4. Estimate your own decision tree with your own set of predictors (you are, of course, free to include the predictors we used above).

5. Download titanic_test.csv from Nexus. This is a test data from Kaggle. It has information on 418 passengers except we actually don't know whether they survived or not. Use your favorite model from above to predict which of these passengers survived. Show your predictions for the first 6 passengers.
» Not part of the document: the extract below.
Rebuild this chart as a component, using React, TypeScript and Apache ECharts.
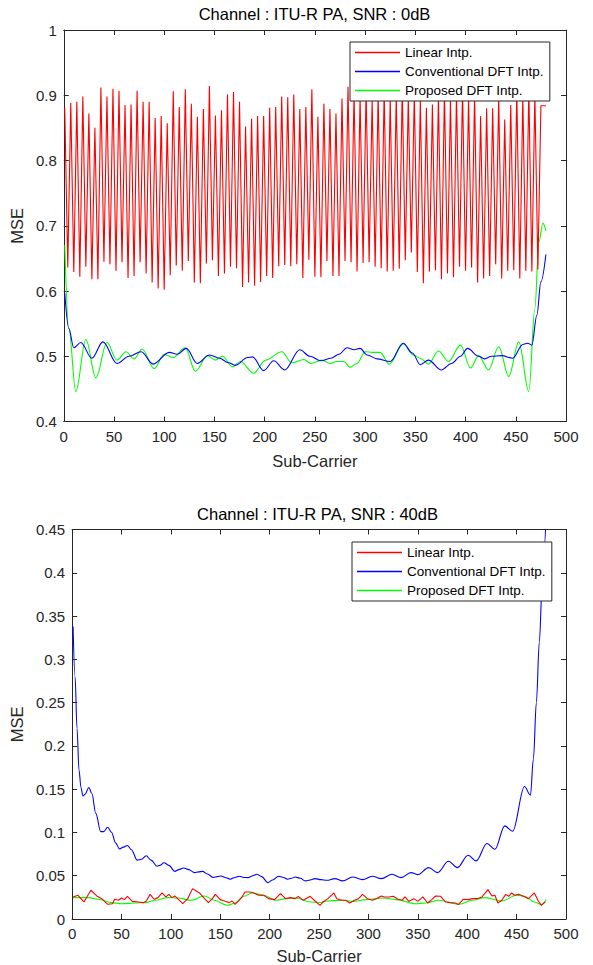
import React, { useEffect, useRef } from "react";
import * as echarts from "echarts";

const seriesNames = ["Linear Intp.", "Conventional DFT Intp.", "Proposed DFT Intp."];
const seriesColors = ["#FF0000", "#0000FF", "#00FF00"];
const titles = ["Channel : ITU-R PA, SNR : 0dB", "Channel : ITU-R PA, SNR : 40dB"];

// Top plot (SNR 0 dB): linear interpolation, pilots every 6 sub-carriers
const pilotSpacing = 6;
const topLinearPeaks = [
  0.881, 0.888, 0.890, 0.898, 0.872, 0.850, 0.912, 0.898, 0.910, 0.907,
  0.885, 0.886, 0.907, 0.890, 0.890, 0.865, 0.868, 0.857, 0.906, 0.882,
  0.909, 0.887, 0.867, 0.879, 0.914, 0.869, 0.877, 0.901, 0.905, 0.890,
  0.852, 0.864, 0.868, 0.868, 0.881, 0.882, 0.898, 0.897, 0.901, 0.879,
  0.882, 0.909, 0.867, 0.887, 0.879, 0.872, 0.895, 0.913, 0.905, 0.898,
  0.910, 0.893, 0.902, 0.908, 0.895, 0.900, 0.912, 0.897, 0.904, 0.893,
  0.881, 0.886, 0.899, 0.907, 0.894, 0.903, 0.911, 0.896, 0.901, 0.868,
  0.880, 0.880, 0.897, 0.863, 0.885, 0.906, 0.899, 0.909, 0.902, 0.884,
];
const topLinearTroughs = [
  0.636, 0.629, 0.622, 0.637, 0.618, 0.618, 0.645, 0.641, 0.631, 0.644,
  0.620, 0.623, 0.644, 0.627, 0.613, 0.604, 0.602, 0.624, 0.639, 0.631,
  0.646, 0.613, 0.612, 0.642, 0.647, 0.623, 0.627, 0.637, 0.635, 0.606,
  0.613, 0.608, 0.614, 0.623, 0.620, 0.638, 0.640, 0.638, 0.641, 0.620,
  0.648, 0.622, 0.621, 0.646, 0.623, 0.623, 0.646, 0.644, 0.630, 0.643,
  0.644, 0.637, 0.635, 0.630, 0.631, 0.634, 0.647, 0.659, 0.629, 0.612,
  0.630, 0.632, 0.618, 0.627, 0.621, 0.637, 0.631, 0.636, 0.613, 0.619,
  0.623, 0.641, 0.619, 0.631, 0.632, 0.619, 0.631, 0.630, 0.633,
];
const topLinearTail: [number, number] = [480, 0.884];

const topConventional: [number, number][] = [
  [1, 0.597], [5, 0.543], [10, 0.513], [17, 0.521], [28, 0.497], [39, 0.522], [53, 0.489],
  [65, 0.500], [77, 0.507], [89, 0.488], [105, 0.506], [113, 0.503], [122, 0.512], [133, 0.489],
  [145, 0.502], [155, 0.497], [164, 0.490], [171, 0.486], [183, 0.498], [188, 0.499], [199, 0.478],
  [209, 0.493], [220, 0.479], [235, 0.510], [245, 0.500], [256, 0.493], [266, 0.497], [274, 0.503],
  [282, 0.513], [289, 0.510], [295, 0.512], [302, 0.502], [312, 0.496], [325, 0.492], [338, 0.520],
  [347, 0.505], [355, 0.487], [363, 0.494], [376, 0.479], [386, 0.489], [395, 0.500], [402, 0.512],
  [413, 0.500], [419, 0.496], [426, 0.500], [436, 0.501], [447, 0.497], [457, 0.518], [462, 0.520],
  [466, 0.517], [471, 0.563], [475, 0.614], [480, 0.656],
];
const topProposed: [number, number][] = [
  [1, 0.670], [5, 0.543], [12, 0.446], [22, 0.526], [32, 0.467], [43, 0.521], [53, 0.494],
  [62, 0.507], [70, 0.496], [78, 0.511], [90, 0.481], [100, 0.503], [109, 0.498], [121, 0.513],
  [131, 0.477], [143, 0.501], [151, 0.494], [158, 0.500], [168, 0.484], [176, 0.492], [189, 0.474],
  [201, 0.494], [217, 0.507], [227, 0.490], [239, 0.495], [246, 0.489], [257, 0.494], [265, 0.489],
  [272, 0.492], [279, 0.492], [285, 0.483], [292, 0.489], [300, 0.507], [307, 0.506], [315, 0.506],
  [324, 0.488], [338, 0.519], [348, 0.502], [355, 0.497], [363, 0.488], [373, 0.508], [383, 0.492],
  [395, 0.517], [405, 0.482], [413, 0.501], [423, 0.479], [433, 0.515], [443, 0.469], [453, 0.522],
  [463, 0.446], [469, 0.573], [473, 0.675], [477, 0.704], [480, 0.692],
];

// Bottom plot (SNR 40 dB)
const bottomLinear: [number, number][] = [
  [1, 0.0255], [6, 0.0274], [12, 0.0197], [19, 0.0332], [25, 0.0266], [30, 0.0235], [36, 0.017],
  [41, 0.0177], [43, 0.0228], [47, 0.0216], [50, 0.0243], [53, 0.0224], [56, 0.0262], [61, 0.0204],
  [67, 0.0197], [72, 0.0189], [75, 0.0204], [79, 0.0285], [83, 0.0228], [87, 0.0247], [91, 0.0301],
  [95, 0.0255], [98, 0.0285], [101, 0.0247], [104, 0.0266], [112, 0.0177], [117, 0.0235], [122, 0.0351],
  [129, 0.0301], [134, 0.0235], [138, 0.0189], [142, 0.0235], [145, 0.0285], [150, 0.0224], [155, 0.0204],
  [159, 0.0189], [162, 0.0208], [165, 0.017], [169, 0.0216], [172, 0.0255], [175, 0.0312], [180, 0.0312],
  [184, 0.0301], [189, 0.0274], [194, 0.0274], [199, 0.0235], [205, 0.0224], [211, 0.0293], [216, 0.0235],
  [221, 0.0247], [226, 0.0235], [229, 0.0262], [234, 0.0216], [241, 0.0262], [246, 0.0208], [251, 0.0158],
  [254, 0.0197], [259, 0.0235], [265, 0.0301], [268, 0.0235], [273, 0.0216], [277, 0.0216], [281, 0.0185],
  [286, 0.0216], [290, 0.0235], [294, 0.0285], [299, 0.0235], [304, 0.0216], [308, 0.0235], [313, 0.0266],
  [316, 0.0255], [321, 0.0255], [325, 0.0262], [330, 0.0228], [334, 0.0216], [337, 0.0255], [341, 0.0204],
  [346, 0.0235], [350, 0.0204], [355, 0.0255], [360, 0.0185], [364, 0.0224], [368, 0.0266], [373, 0.0262],
  [378, 0.0197], [383, 0.0189], [388, 0.0185], [391, 0.0166], [396, 0.0228], [401, 0.0224], [405, 0.0235],
  [410, 0.0235], [415, 0.0255], [421, 0.0339], [425, 0.0266], [428, 0.0274], [431, 0.0185], [435, 0.0216],
  [439, 0.0285], [442, 0.0262], [445, 0.0301], [448, 0.0274], [452, 0.0285], [457, 0.0262], [462, 0.0235],
  [468, 0.0301], [472, 0.0208], [475, 0.0158], [479, 0.0197],
];
const bottomConventional: [number, number][] = [
  [1, 0.338], [3, 0.28], [5, 0.22], [7, 0.172], [9, 0.152], [11, 0.142], [13, 0.144], [17, 0.152],
  [20, 0.145], [24, 0.122], [29, 0.101], [32, 0.101], [36, 0.106], [40, 0.100], [44, 0.088], [48, 0.081],
  [52, 0.083], [56, 0.085], [60, 0.080], [66, 0.068], [70, 0.069], [75, 0.073], [80, 0.068], [86, 0.061],
  [89, 0.062], [93, 0.065], [98, 0.062], [104, 0.055], [108, 0.057], [113, 0.059], [118, 0.057],
  [124, 0.0536], [128, 0.0545], [132, 0.055], [137, 0.052], [143, 0.048], [147, 0.049], [151, 0.0497],
  [155, 0.048], [160, 0.046], [165, 0.048], [169, 0.0494], [174, 0.048], [178, 0.0478], [183, 0.050],
  [187, 0.0517], [192, 0.049], [198, 0.042], [203, 0.045], [209, 0.0494], [214, 0.048], [218, 0.046],
  [222, 0.047], [226, 0.0486], [231, 0.047], [236, 0.044], [241, 0.045], [246, 0.0467], [252, 0.0455],
  [258, 0.0447], [266, 0.0467], [274, 0.044], [284, 0.0486], [294, 0.0455], [304, 0.0494], [313, 0.0467],
  [324, 0.0517], [333, 0.0478], [343, 0.0536], [350, 0.0513], [361, 0.0594], [370, 0.0536], [381, 0.0667],
  [390, 0.0594], [401, 0.0737], [409, 0.0671], [420, 0.0872], [428, 0.0806], [438, 0.1076], [446, 0.1014],
  [458, 0.153], [464, 0.143], [467, 0.185], [470, 0.25], [473, 0.32], [476, 0.39], [478, 0.43], [480, 0.47],
];
const bottomProposed: [number, number][] = [
  [1, 0.0247], [17, 0.0247], [27, 0.0228], [40, 0.0189], [50, 0.0177], [64, 0.0185], [74, 0.0189],
  [84, 0.0216], [97, 0.0247], [107, 0.0243], [120, 0.0216], [134, 0.0266], [144, 0.0216], [157, 0.0158],
  [165, 0.0185], [174, 0.0262], [182, 0.0301], [194, 0.0274], [206, 0.0216], [217, 0.0235], [227, 0.0243],
  [241, 0.0197], [251, 0.019], [258, 0.0208], [274, 0.0216], [284, 0.0204], [298, 0.0224], [315, 0.0243],
  [328, 0.0224], [348, 0.0177], [358, 0.0185], [371, 0.0216], [392, 0.017], [405, 0.0216], [418, 0.0247],
  [435, 0.0208], [450, 0.0274], [458, 0.0262], [468, 0.0197], [475, 0.0166], [480, 0.0224],
];

const xTicks = { min: 0, max: 500, interval: 50 };
const topY = { min: 0.4, max: 1, interval: 0.1 };
const bottomY = { min: 0, max: 0.45, interval: 0.05 };

const FONT = "'Liberation Sans', Arial, Helvetica, sans-serif";
const AX = "#262626";

function buildTopLinear(): [number, number][] {
  const out: [number, number][] = [];
  for (let k = 0; k < topLinearPeaks.length; k++) {
    out.push([1 + k * pilotSpacing, topLinearPeaks[k]]);
    if (k < topLinearTroughs.length) out.push([4 + k * pilotSpacing, topLinearTroughs[k]]);
  }
  out.push(topLinearTail);
  return out;
}

export default function App() {
  const ref = useRef<HTMLDivElement>(null);
  useEffect(() => {
    if (!ref.current) return;
    const chart = echarts.init(ref.current, undefined, { renderer: "svg" });

    const grids = [
      { left: 63, top: 30, width: 503, height: 391.5 },
      { left: 69, top: 529.5, width: 497, height: 389.5 },
    ];
    const yRanges = [topY, bottomY];
    const nameGapsX = [31, 28];
    const nameGapsY = [37, 43];

    const xAxes: any[] = [];
    const yAxes: any[] = [];
    grids.forEach((g, i) => {
      const tick = { show: true, inside: true, length: 5, lineStyle: { color: AX, width: 1 } };
      const line = { show: true, lineStyle: { color: AX, width: 1 } };
      xAxes.push({
        gridIndex: i, type: "value", ...xTicks, position: "bottom",
        axisLine: { ...line, onZero: false }, axisTick: tick, splitLine: { show: false },
        axisLabel: { color: AX, fontSize: 15, fontFamily: FONT, margin: 7 },
        name: "Sub-Carrier", nameLocation: "middle", nameGap: nameGapsX[i],
        nameTextStyle: { color: AX, fontSize: 16.5, fontFamily: FONT },
      });
      xAxes.push({
        gridIndex: i, type: "value", ...xTicks, position: "top",
        axisLine: { ...line, onZero: false }, axisTick: tick, splitLine: { show: false },
        axisLabel: { show: false },
      });
      yAxes.push({
        gridIndex: i, type: "value", ...yRanges[i], position: "left",
        axisLine: { ...line, onZero: false }, axisTick: tick, splitLine: { show: false },
        axisLabel: { color: AX, fontSize: 15, fontFamily: FONT, margin: 7 },
        name: "MSE", nameLocation: "middle", nameGap: nameGapsY[i],
        nameTextStyle: { color: AX, fontSize: 16.5, fontFamily: FONT },
      });
      yAxes.push({
        gridIndex: i, type: "value", ...yRanges[i], position: "right",
        axisLine: { ...line, onZero: false }, axisTick: tick, splitLine: { show: false },
        axisLabel: { show: false },
      });
    });

    const mk = (idx: number, grid: number, data: [number, number][], smooth: boolean) => ({
      name: seriesNames[idx],
      type: "line",
      xAxisIndex: grid * 2,
      yAxisIndex: grid * 2,
      data,
      color: seriesColors[idx],
      showSymbol: false,
      symbol: "none",
      smooth: smooth ? 0.35 : false,
      smoothMonotone: smooth ? "x" : undefined,
      lineStyle: { width: 1.1, color: seriesColors[idx] },
      clip: true,
      z: 3 - idx,
    });

    const legendBase = {
      orient: "vertical",
      data: seriesNames,
      icon: "rect",
      itemWidth: 45,
      itemHeight: 1.5,
      itemGap: 0,
      padding: [1, 6, 1, 5],
      backgroundColor: "#fff",
      borderColor: AX,
      borderWidth: 1,
      borderRadius: 0,
      selectedMode: false,
      textStyle: { color: "#000", fontSize: 13.5, fontFamily: FONT, lineHeight: 19 },
    };

    const option: any = {
      animation: false,
      backgroundColor: "#fff",
      title: titles.map((t, i) => ({
        text: t,
        left: grids[i].left + grids[i].width / 2,
        top: grids[i].top - 26,
        textAlign: "center",
        padding: 0,
        textStyle: { color: "#000", fontSize: 16.5, fontWeight: "normal", fontFamily: FONT, lineHeight: 20 },
      })),
      grid: grids.map((g) => ({ ...g, containLabel: false })),
      xAxis: xAxes,
      yAxis: yAxes,
      legend: [
        { ...legendBase, left: 350, top: 42 },
        { ...legendBase, left: 352, top: 542 },
      ],
      series: [
        mk(0, 0, buildTopLinear(), false),
        mk(1, 0, topConventional, true),
        mk(2, 0, topProposed, true),
        mk(0, 1, bottomLinear, false),
        mk(1, 1, bottomConventional, true),
        mk(2, 1, bottomProposed, true),
      ],
    };
    chart.setOption(option);
    return () => chart.dispose();
  }, []);
  return (
    <div
      ref={ref}
      style={{ position: "fixed", left: 0, top: 0, width: 593, height: 965, background: "#fff" }}
    />
  );
}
6. Even though we don't know the fate of the passengers in the test data set, Kaggle does. In fact, Kaggle will evaluate our predictions and tell us how many we got right. Moreover, Kaggle will compare the accuracy of our predictions to those of other participants in the competition. All we have to do is register with Kaggle and create a .csv file that contains two columns: PassengerId and Survived, where Survived contains our predictions: 0 for did not survive, and 1 for survived. You can use write_csv() to make that .csv file (make sure to select() only PassengerId and Survived. Submit your predictions to Kaggle and report on your accuracy and rank compared to other participants. You can make up to 5 submissions per day if you would like to experiment with different models, and improve your submission. Feel free to try randomForest. Take a screenshot of your submission result, and attach it to your lab. I will pay five dollars to the team with the highest rank. Good luck!